Portanto, com Sua Palavra através do
evangelho de hoje Jesus denuncia uma dissociação frequente e muito perniciosa
(prejudicial). Uma vida cristã fundada nesta dissociação é como uma casa
construída sem fundamento. Por isso, somos alertados que existe o perigo de uma
oração (Senhor, Senhor) que não se traduz em vida e em compromisso (a
vontade de Deus). Existe o risco de uma escuta da Palavra que não se
converte em nada prático e operante. Existe o risco de certos momentos
comunitários que se fecham em si mesmos sem nenhum compromisso. A oração, a
escuta da Palavra de Deus e o encontro comunitário, são a raiz da práxis
cristã. Porém, a raiz deve germinar e produzir frutos. Ninguém planta trigo sem
esperar colher seus grãos. Ninguém pesca sem esperar apanhar peixes.
Por que às vezes ou muitas vezes, a oração
se encerra em si, a escuta da Palavra de Deus não se traduz em vida e o
encontro com os irmãos não se abre ao mundo? A resposta implicitamente se
encontra na própria Palavra de Deus: “Ninguém pode servir a dois senhores”
(Mt 6,24). Por servir a dois senhores, a pessoa, depois de “servir” a Deus com
oração, com a escuta da Palavra e com a reunião eclesial logo serve ao mundo e
a si própria com as opções concretas e cotidianas da vida.
Precisamos estar conscientes de que não
existe verdadeira fé sem empenho moral. A oração e a ação, a escuta e a
prática, são igualmente importantes. Há três coisas indispensáveis para a vida
de um cristão: escuta atenta da Palavra de Deus com oração, prática da vontade
de Deus e perseverança até o fim apesar das tempestades da vida.
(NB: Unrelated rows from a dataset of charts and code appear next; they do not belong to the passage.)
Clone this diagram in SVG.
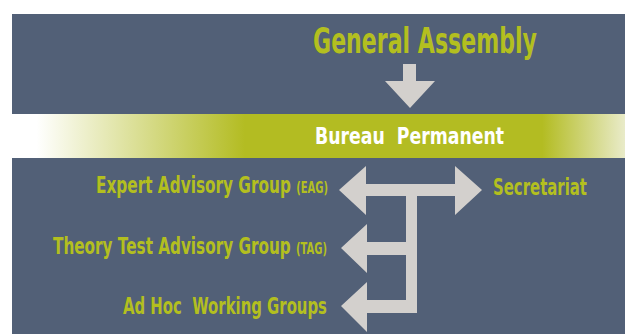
<svg xmlns="http://www.w3.org/2000/svg" width="625" height="334" viewBox="0 0 625 334">
  <defs>
    <linearGradient id="band" x1="12" y1="0" x2="625" y2="0" gradientUnits="userSpaceOnUse">
      <stop offset="0" stop-color="#ffffff"/>
      <stop offset="0.04" stop-color="#ffffff"/>
      <stop offset="0.38" stop-color="#b3bc22"/>
      <stop offset="0.865" stop-color="#b3bc22"/>
      <stop offset="1" stop-color="#e9ebc9"/>
    </linearGradient>
    <style>
      .panel { fill: #526077; }
      .lbl { font-family: "DejaVu Sans", sans-serif; font-weight: bold; fill: #b3bf1f; }
      .white { fill: #ffffff; }
      .arrow { fill: #d3d0cd; }
    </style>
  </defs>
  <rect width="625" height="334" fill="#ffffff"/>
  <rect class="panel" x="12" y="14" width="613" height="100"/>
  <rect x="12" y="114" width="613" height="44" fill="url(#band)"/>
  <rect class="panel" x="12" y="158" width="613" height="176"/>

  <g id="general-assembly" transform="translate(313,53) scale(0.65,1)">
    <text class="lbl" x="0" y="0" font-size="36" textLength="344.6" lengthAdjust="spacingAndGlyphs">General Assembly</text>
  </g>
  <g id="bureau-permanent" transform="translate(315,144) scale(0.65,1)">
    <text class="lbl white" x="0" y="0" font-size="23" textLength="290.8" lengthAdjust="spacingAndGlyphs" xml:space="preserve">Bureau  Permanent</text>
  </g>
  <g id="eag" transform="translate(96,193) scale(0.65,1)">
    <text class="lbl" x="0" y="0" font-size="23" textLength="357" lengthAdjust="spacingAndGlyphs">Expert Advisory Group <tspan font-size="15">(EAG)</tspan></text>
  </g>
  <g id="secretariat" transform="translate(493,195) scale(0.65,1)">
    <text class="lbl" x="0" y="0" font-size="23" textLength="144.6" lengthAdjust="spacingAndGlyphs">Secretariat</text>
  </g>
  <g id="tag" transform="translate(53,254) scale(0.65,1)">
    <text class="lbl" x="0" y="0" font-size="23" textLength="421.5" lengthAdjust="spacingAndGlyphs">Theory Test Advisory Group <tspan font-size="15">(TAG)</tspan></text>
  </g>
  <g id="adhoc" transform="translate(123,314) scale(0.65,1)">
    <text class="lbl" x="0" y="0" font-size="23" textLength="313.8" lengthAdjust="spacingAndGlyphs" xml:space="preserve">Ad Hoc  Working Groups</text>
  </g>

  <g id="connectors">
    <polygon class="arrow" points="403,64 416,64 416,81 435,81 410,108 385,81 403,81"/>
    <polygon class="arrow" points="339,190 366,166 366,184 455,184 455,166 482,190 455,215 455,196 417,196 417,313 367,313 367,332 341,306 367,282 367,300 406,300 406,255 367,255 367,273 341,248 367,224 367,242 406,242 406,196 366,196 366,215"/>
  </g>
</svg>
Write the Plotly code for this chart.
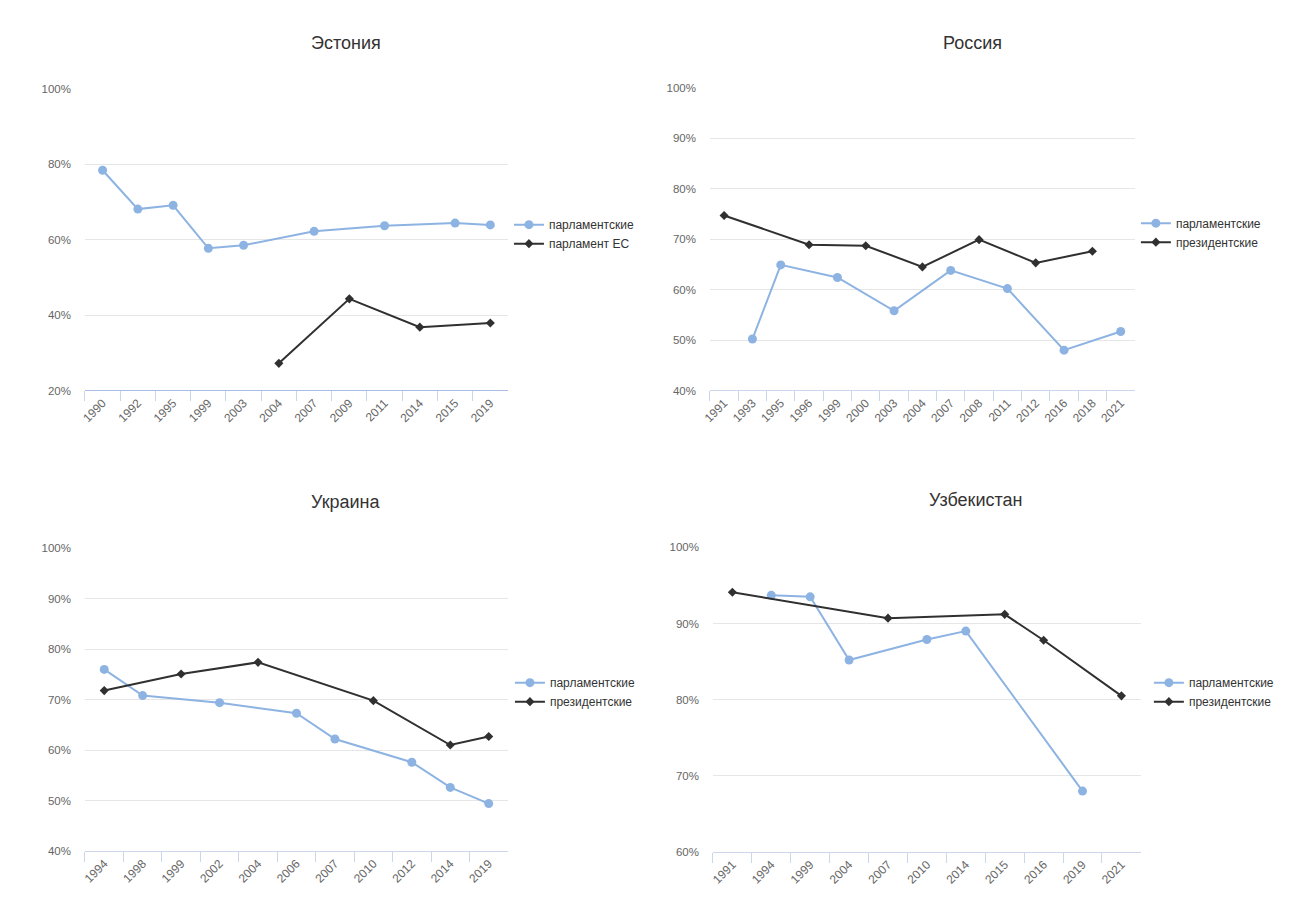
import plotly.graph_objects as go

# ---------------- data ----------------
est_years = ["1990", "1992", "1995", "1999", "2003", "2004", "2007", "2009", "2011", "2014", "2015", "2019"]
est_parl_x = ["1990", "1992", "1995", "1999", "2003", "2007", "2011", "2015", "2019"]
est_parl_y = [78.4, 68.1, 69.1, 57.7, 58.5, 62.2, 63.7, 64.4, 63.9]
est_eu_x = ["2004", "2009", "2014", "2019"]
est_eu_y = [27.2, 44.3, 36.8, 37.9]

rus_years = ["1991", "1993", "1995", "1996", "1999", "2000", "2003", "2004", "2007", "2008", "2011", "2012", "2016", "2018", "2021"]
rus_parl_x = ["1993", "1995", "1999", "2003", "2007", "2011", "2016", "2021"]
rus_parl_y = [50.2, 64.9, 62.4, 55.8, 63.8, 60.2, 48.0, 51.7]
rus_pres_x = ["1991", "1996", "2000", "2004", "2008", "2012", "2018"]
rus_pres_y = [74.7, 68.9, 68.7, 64.5, 69.9, 65.3, 67.6]

ukr_years = ["1994", "1998", "1999", "2002", "2004", "2006", "2007", "2010", "2012", "2014", "2019"]
ukr_parl_x = ["1994", "1998", "2002", "2006", "2007", "2012", "2014", "2019"]
ukr_parl_y = [76.0, 70.8, 69.4, 67.3, 62.2, 57.6, 52.6, 49.4]
ukr_pres_x = ["1994", "1999", "2004", "2010", "2014", "2019"]
ukr_pres_y = [71.8, 75.1, 77.4, 69.8, 61.0, 62.7]

uzb_years = ["1991", "1994", "1999", "2004", "2007", "2010", "2014", "2015", "2016", "2019", "2021"]
uzb_parl_x = ["1994", "1999", "2004", "2010", "2014", "2019"]
uzb_parl_y = [93.7, 93.5, 85.2, 87.9, 89.0, 68.0]
uzb_pres_x = ["1991", "2007", "2015", "2016", "2021"]
uzb_pres_y = [94.1, 90.7, 91.2, 87.8, 80.5]

titles = ["Эстония", "Россия", "Украина", "Узбекистан"]
name_parl = "парламентские"
name_eu = "парламент ЕС"
name_pres = "президентские"

# ---------------- styling ----------------
W, H = 1311, 919
BLUE = "#8db3e2"
DARK = "#303030"
FONT = "Liberation Sans, Arial, sans-serif"


# pixel position on the photographed page -> paper coordinate
def px_x(p):
    return ((p - 8.0) / 0.994) / W


def px_y(p):
    return 1 - ((p - 5.1) / 0.988) / H


panels = [
    dict(years=est_years,
         series=[(est_parl_x, est_parl_y, name_parl, "blue"), (est_eu_x, est_eu_y, name_eu, "dark")],
         xd=(85, 508), yd=(88, 390), yr=(20, 100), dt=20, tpos=(346, 42), lpos=(509, 233.5),
         axcolor="#a9bde5"),
    dict(years=rus_years,
         series=[(rus_parl_x, rus_parl_y, name_parl, "blue"), (rus_pres_x, rus_pres_y, name_pres, "dark")],
         xd=(710, 1135), yd=(87, 390), yr=(40, 100), dt=10, tpos=(973, 42), lpos=(1136, 232),
         axcolor="#ccd6eb"),
    dict(years=ukr_years,
         series=[(ukr_parl_x, ukr_parl_y, name_parl, "blue"), (ukr_pres_x, ukr_pres_y, name_pres, "dark")],
         xd=(85, 508), yd=(548, 851), yr=(40, 100), dt=10, tpos=(346, 502), lpos=(510, 692),
         axcolor="#ccd6eb"),
    dict(years=uzb_years,
         series=[(uzb_parl_x, uzb_parl_y, name_parl, "blue"), (uzb_pres_x, uzb_pres_y, name_pres, "dark")],
         xd=(713, 1141), yd=(547, 852), yr=(60, 100), dt=10, tpos=(976, 500), lpos=(1149, 692),
         axcolor="#ccd6eb"),
]

fig = go.Figure()
layout = dict(
    width=W, height=H,
    margin=dict(l=0, r=0, t=0, b=0),
    paper_bgcolor="white", plot_bgcolor="white",
    font=dict(family=FONT, color="#333333"),
    annotations=[],
)

for i, p in enumerate(panels):
    k = "" if i == 0 else str(i + 1)
    xa = "x" + k
    ya = "y" + k
    leg = "legend" + k
    for xs, ys, nm, kind in p["series"]:
        if kind == "blue":
            line = dict(color=BLUE, width=2)
            marker = dict(color=BLUE, size=9, symbol="circle")
        else:
            line = dict(color=DARK, width=2)
            marker = dict(color=DARK, size=7, symbol="diamond")
        fig.add_trace(go.Scatter(
            x=xs, y=ys, name=nm, mode="lines+markers",
            line=line, marker=marker, xaxis=xa, yaxis=ya, legend=leg,
            hovertemplate="%{x}: %{y}%<extra>" + nm + "</extra>",
        ))
    n = len(p["years"])
    layout["xaxis" + k] = dict(
        domain=[px_x(p["xd"][0]), px_x(p["xd"][1])],
        anchor=ya, type="category",
        categoryorder="array", categoryarray=p["years"],
        range=[-0.5, n - 0.5],
        tickson="boundaries", ticks="outside", ticklen=10, tickcolor="#ccd6eb", tickwidth=1,
        showline=True, linecolor=p["axcolor"], linewidth=1,
        showgrid=False, zeroline=False,
        tickangle=-45, tickfont=dict(size=12, color="#666666", family=FONT),
        fixedrange=True,
    )
    layout["yaxis" + k] = dict(
        domain=[px_y(p["yd"][1]), px_y(p["yd"][0])],
        anchor=xa, range=list(p["yr"]), dtick=p["dt"], tick0=0,
        ticksuffix="%", showgrid=True, gridcolor="#e6e6e6", gridwidth=1,
        zeroline=False, showline=False, ticks="",
        ticklabelstandoff=13,
        tickfont=dict(size=11.5, color="#666666", family=FONT),
        fixedrange=True,
    )
    layout[leg] = dict(
        x=px_x(p["lpos"][0]), y=px_y(p["lpos"][1]),
        xanchor="left", yanchor="middle",
        bgcolor="rgba(0,0,0,0)", borderwidth=0,
        font=dict(size=12, color="#333333", family=FONT),
        tracegroupgap=0,
    )
    layout["annotations"].append(dict(
        text=titles[i], x=px_x(p["tpos"][0]), y=px_y(p["tpos"][1]),
        xref="paper", yref="paper", xanchor="center", yanchor="middle",
        showarrow=False, font=dict(size=18, color="#333333", family=FONT),
    ))

fig.update_layout(**layout)
fig.write_html(
    "out.html",
    config={"displayModeBar": False},
    post_script="document.body.style.margin='0';document.body.style.overflow='hidden';",
)
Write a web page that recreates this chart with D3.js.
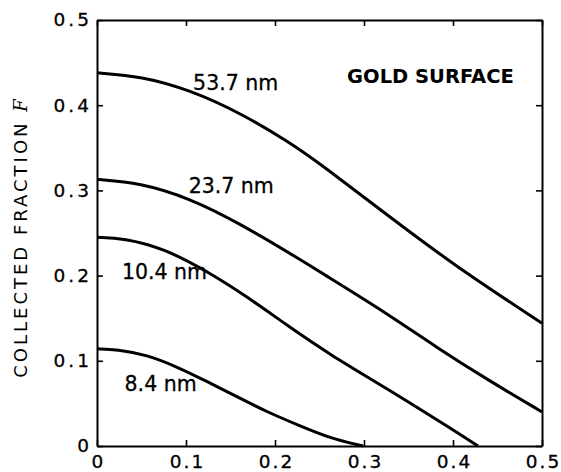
<!DOCTYPE html>
<html>
<head>
<meta charset="utf-8">
<script src="https://cdn.jsdelivr.net/npm/d3@7"></script>
<style>
  body { margin: 0; background: #fff; }
  svg text { font-family: "DejaVu Sans", sans-serif; fill: #000; }
</style>
</head>
<body>
<div id="chart"></div>
<script>
// values: [x, F]
const curve537 = [[0, 0.438], [0.05, 0.434], [0.104, 0.418], [0.161, 0.391], [0.217, 0.356],
  [0.251, 0.331], [0.325, 0.272], [0.400, 0.213], [0.500, 0.144]];
const curve237 = [[0, 0.313], [0.048, 0.309], [0.104, 0.291], [0.161, 0.261], [0.228, 0.219],
  [0.251, 0.204], [0.315, 0.163], [0.384, 0.114], [0.440, 0.077], [0.500, 0.040]];
const curve104 = [[0, 0.245], [0.030, 0.244], [0.075, 0.232], [0.124, 0.205], [0.169, 0.175],
  [0.213, 0.142], [0.262, 0.107], [0.325, 0.068], [0.400, 0.019], [0.428, 0]];
const curve84 = [[0, 0.114], [0.0225, 0.1135], [0.056, 0.107], [0.090, 0.093], [0.124, 0.0755],
  [0.157, 0.058], [0.191, 0.040], [0.225, 0.025], [0.262, 0.009], [0.299, 0]];
const xTicks = [0, 0.1, 0.2, 0.3, 0.4, 0.5];
const yTicks = [0, 0.1, 0.2, 0.3, 0.4, 0.5];
// curve labels, anchored in data units
const labels = [
  {text: '53.7 nm', x: 0.108, y: 0.418},
  {text: '23.7 nm', x: 0.103, y: 0.297},
  {text: '10.4 nm', x: 0.028, y: 0.196},
  {text: '8.4 nm', x: 0.031, y: 0.065}
];

const W = 561, H = 472;
const margin = {top: 20, right: 19, bottom: 26, left: 97};
const width = W - margin.left - margin.right;
const height = H - margin.top - margin.bottom;

const svg = d3.select('#chart').append('svg')
  .attr('width', W)
  .attr('height', H);

const g = svg.append('g')
  .attr('transform', `translate(${margin.left},${margin.top})`);

const x = d3.scaleLinear().domain([0, 0.5]).range([0, width]);
const y = d3.scaleLinear().domain([0, 0.5]).range([height, 0]);

const fmt = d => d === 0 ? '0' : d3.format('.1f')(d);

// axes, ticks pointing inward
const axBottom = g.append('g')
  .attr('transform', `translate(0,${height})`)
  .call(d3.axisBottom(x).tickValues(xTicks).tickFormat(fmt).tickSizeInner(-6).tickSizeOuter(0).tickPadding(9));
const axLeft = g.append('g')
  .call(d3.axisLeft(y).tickValues(yTicks).tickFormat(fmt).tickSizeInner(-6).tickSizeOuter(0).tickPadding(5));
const axTop = g.append('g')
  .call(d3.axisTop(x).tickValues(xTicks).tickFormat('').tickSizeInner(-6).tickSizeOuter(0));
const axRight = g.append('g')
  .attr('transform', `translate(${width},0)`)
  .call(d3.axisRight(y).tickValues(yTicks).tickFormat('').tickSizeInner(-6).tickSizeOuter(0));

[axBottom, axLeft, axTop, axRight].forEach(a => {
  a.select('.domain').attr('stroke', '#000').attr('stroke-width', 2);
  a.selectAll('.tick line').attr('stroke', '#000').attr('stroke-width', 1.6);
  a.selectAll('.tick text')
    .style('font-family', '"DejaVu Sans", sans-serif')
    .style('font-size', '18.5px')
    .style('letter-spacing', '3px')
    .attr('stroke', '#000')
    .attr('stroke-width', 0.3);
});
axBottom.selectAll('.tick text')
  .style('letter-spacing', '2px')
  .attr('dx', '1');

// curves (basis smooths out the reading noise)
const line = d3.line()
  .x(d => x(d[0]))
  .y(d => y(d[1]))
  .curve(d3.curveBasis);

[curve537, curve237, curve104, curve84].forEach(c => {
  g.append('path')
    .datum(c)
    .attr('fill', 'none')
    .attr('stroke', '#000')
    .attr('stroke-width', 3)
    .attr('d', line);
});

g.selectAll('.curve-label')
  .data(labels)
  .enter()
  .append('text')
  .attr('class', 'curve-label')
  .attr('x', d => x(d.x))
  .attr('y', d => y(d.y))
  .style('font-size', '20.5px')
  .attr('stroke', '#000')
  .attr('stroke-width', 0.3)
  .text(d => d.text);

g.append('text')
  .attr('x', x(0.281))
  .attr('y', y(0.426))
  .style('font-size', '19.5px')
  .style('font-weight', 'bold')
  .text('GOLD SURFACE');

// y axis title
const yt = svg.append('text')
  .attr('transform', `translate(27,237) rotate(-90)`)
  .attr('text-anchor', 'middle')
  .style('font-size', '18px')
  .style('letter-spacing', '3px');
yt.append('tspan').text('COLLECTED FRACTION ');
yt.append('tspan')
  .style('font-family', '"DejaVu Serif", serif')
  .style('font-style', 'italic')
  .text('F');
</script>
</body>
</html>
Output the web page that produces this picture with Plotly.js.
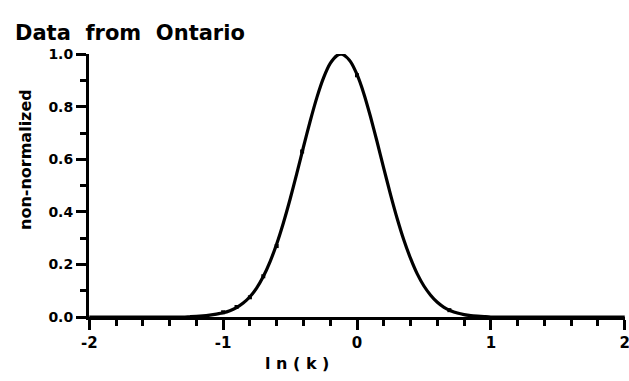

O evangelho deste dia quer nos dizer que não
importa “dizer Senhor, Senhor, nem falar em seu nome, nem sequer fazer
milagres”. O que importa é a prática. O fazer. As obras. Não o dizer, nem o
pensar, nem o rezar, nem o pregar, nem fazer milagres. A prática é a rocha, por
isso, é firme até diante de Deus. As obras boas praticadas em nome de Deus são
verdadeiros sinais da abertura diante da graça de Deus.